Encontrei Munir anos depois em Colatina. Ele bem velho. Eu com meus trinta e cinco anos. Olhou-me com aquela cara feia, ficou em posição de sentido. “Ploc” ouvi seu calçado bater. Sempre Alerta! Ele disse. Eu fiz o mesmo. Maestro Munir! Que prazer! Já com aquela idade ainda tinha medo do Senhor Maestro Munir. Ele riu. Nunca o tinha visto dar um sorriso. Abraçou-me. – Sabe Vado Escoteiro, eu sempre gostei de você. Nunca o esqueci. Aquele abraço foi demais. Uma alegria, pois nunca o vi dar um abraço em ninguém. 
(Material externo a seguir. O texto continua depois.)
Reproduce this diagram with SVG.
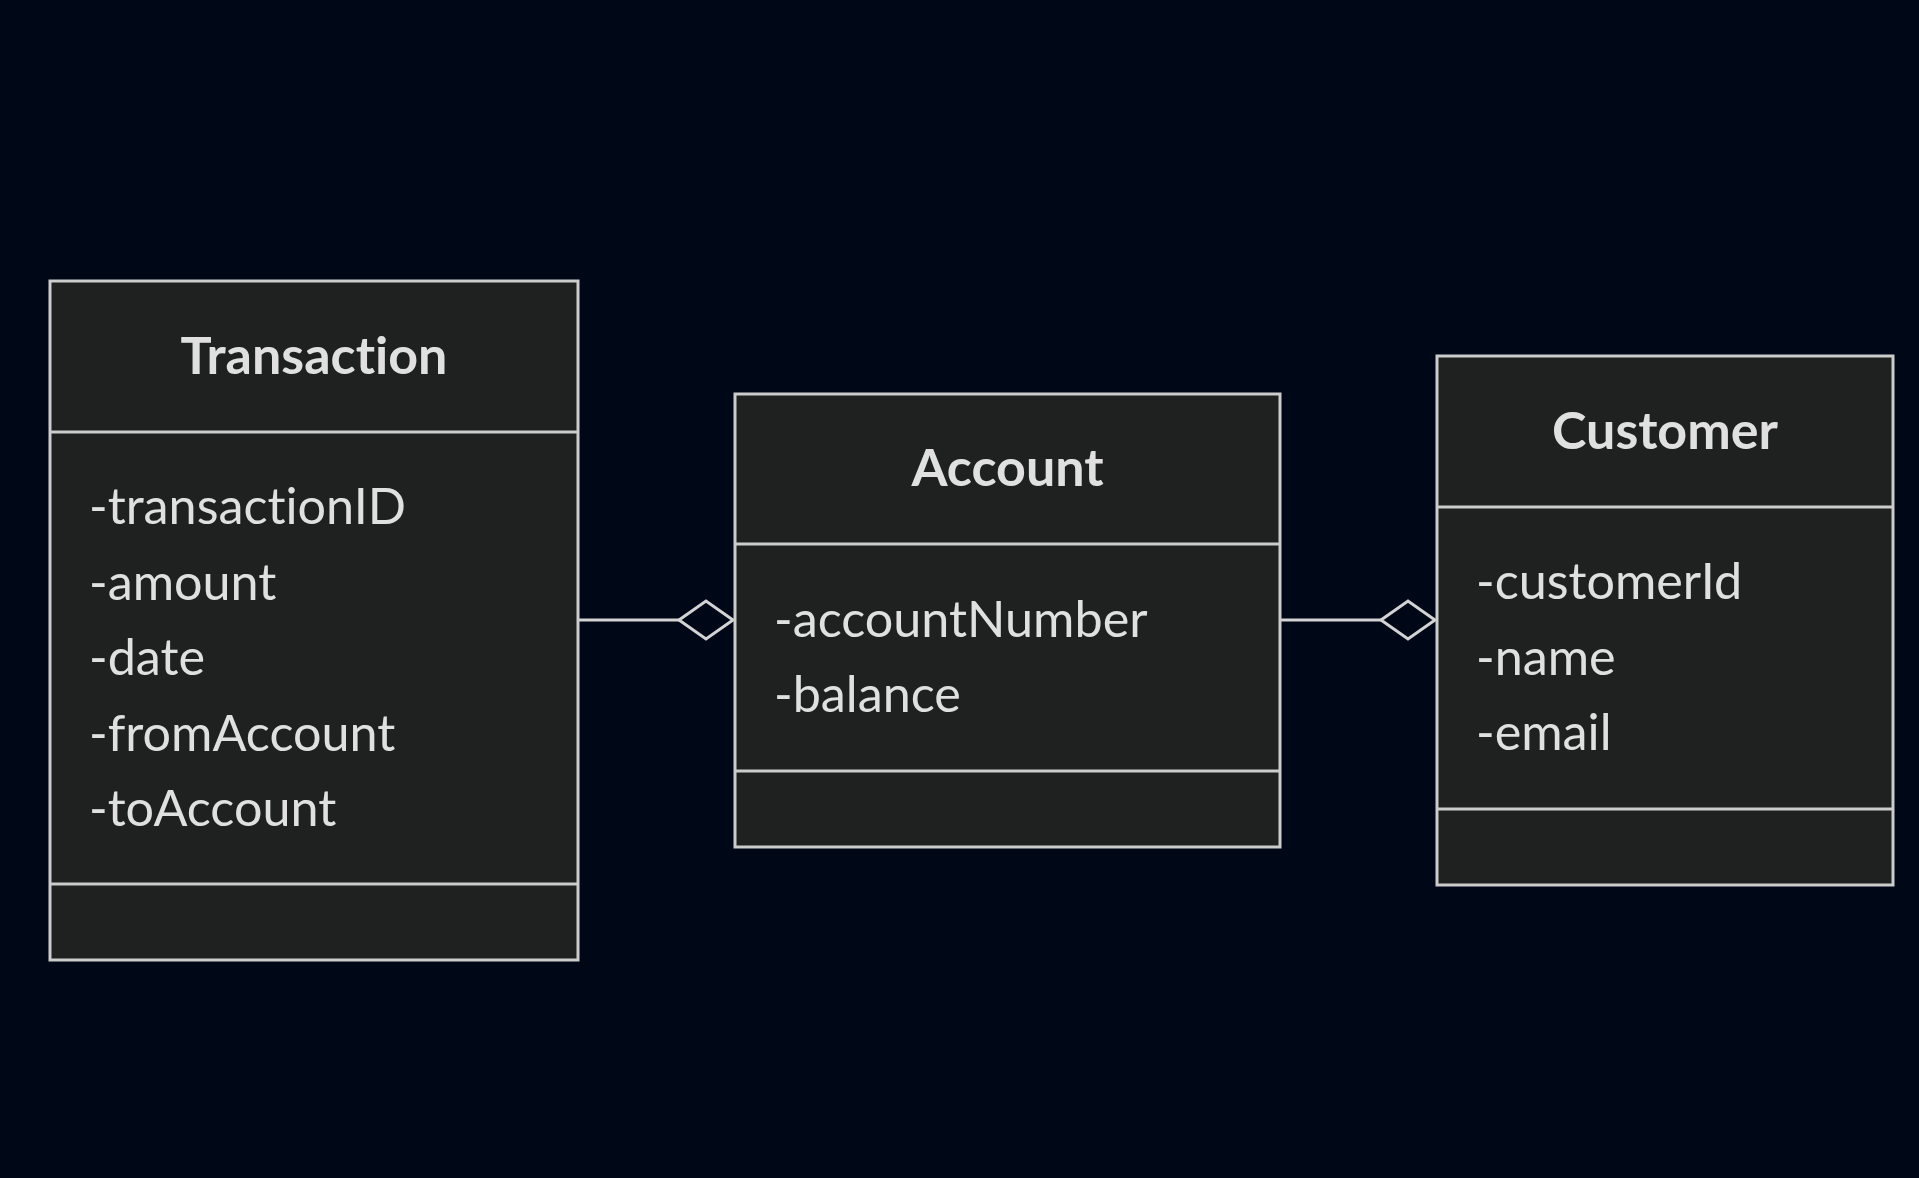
<svg xmlns="http://www.w3.org/2000/svg" width="1919" height="1178" viewBox="0 0 1919 1178">
<style>
.box{fill:#1f2020;stroke:#cccccc;stroke-width:3}
.div{stroke:#cccccc;stroke-width:3}
text{font-variant-ligatures:none;font-feature-settings:"liga" 0}
.title{font-family:Lato,"Liberation Sans",sans-serif;font-weight:bold;font-size:52px;fill:#e0e0e0;text-anchor:middle}
.attr{font-family:Lato,"Liberation Sans",sans-serif;font-size:50.3px;fill:#e0e0e0}
.edge{stroke:#d3d3d3;stroke-width:3;fill:none}
.dia{stroke:#d3d3d3;stroke-width:3;fill:#000818}
</style>
<rect width="1919" height="1178" fill="#000818"/>
<g id="connectors">
<path class="edge" d="M578,620 H679"/>
<path class="dia" d="M679,620 L706,601 L733,620 L706,639 Z"/>
<path class="edge" d="M1280,620 H1381"/>
<path class="dia" d="M1381,620 L1408,601 L1435,620 L1408,639 Z"/>
</g>
<g id="Transaction">
<rect class="box" x="50" y="281" width="528" height="679"/>
<line class="div" x1="50" y1="432" x2="578" y2="432"/>
<line class="div" x1="50" y1="884" x2="578" y2="884"/>
<text class="title" x="314" y="374">Transaction</text>
<text class="attr" x="89" y="524">-transactionID</text>
<text class="attr" x="89" y="599.5">-amount</text>
<text class="attr" x="89" y="675">-date</text>
<text class="attr" x="89" y="750.5">-fromAccount</text>
<text class="attr" x="89" y="826">-toAccount</text>
</g>
<g id="Account">
<rect class="box" x="735" y="394" width="545" height="453"/>
<line class="div" x1="735" y1="544" x2="1280" y2="544"/>
<line class="div" x1="735" y1="771" x2="1280" y2="771"/>
<text class="title" x="1007.5" y="486">Account</text>
<text class="attr" x="774" y="636.5">-accountNumber</text>
<text class="attr" x="774" y="712">-balance</text>
</g>
<g id="Customer">
<rect class="box" x="1437" y="356" width="456" height="529"/>
<line class="div" x1="1437" y1="507" x2="1893" y2="507"/>
<line class="div" x1="1437" y1="809" x2="1893" y2="809"/>
<text class="title" x="1665" y="449">Customer</text>
<text class="attr" x="1476" y="599">-customerId</text>
<text class="attr" x="1476" y="674.5">-name</text>
<text class="attr" x="1476" y="750">-email</text>
</g>
</svg>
Os tempos são outros. Muitos sem ter nenhuma base da formação futura dos jovens abominam bandas e ordem unida. As bandas e fanfarras não são como antigamente. Não existem mais os Maestros como o Munir. Sei de muitos grupos escoteiros que venderam ou doaram sua banda. Imposição dos dirigentes? Que pena. Dá para conciliar. Da para treinar sem incomodar. Até hoje olho com saudades os desfiles. Amava a banda dos Fuzileiros Navais. Ainda existem Maestros Munir por aí? Não sei. Mas ainda tenho saudades daqueles tempos, da minha Patrulha, da minha banda do meu clarim!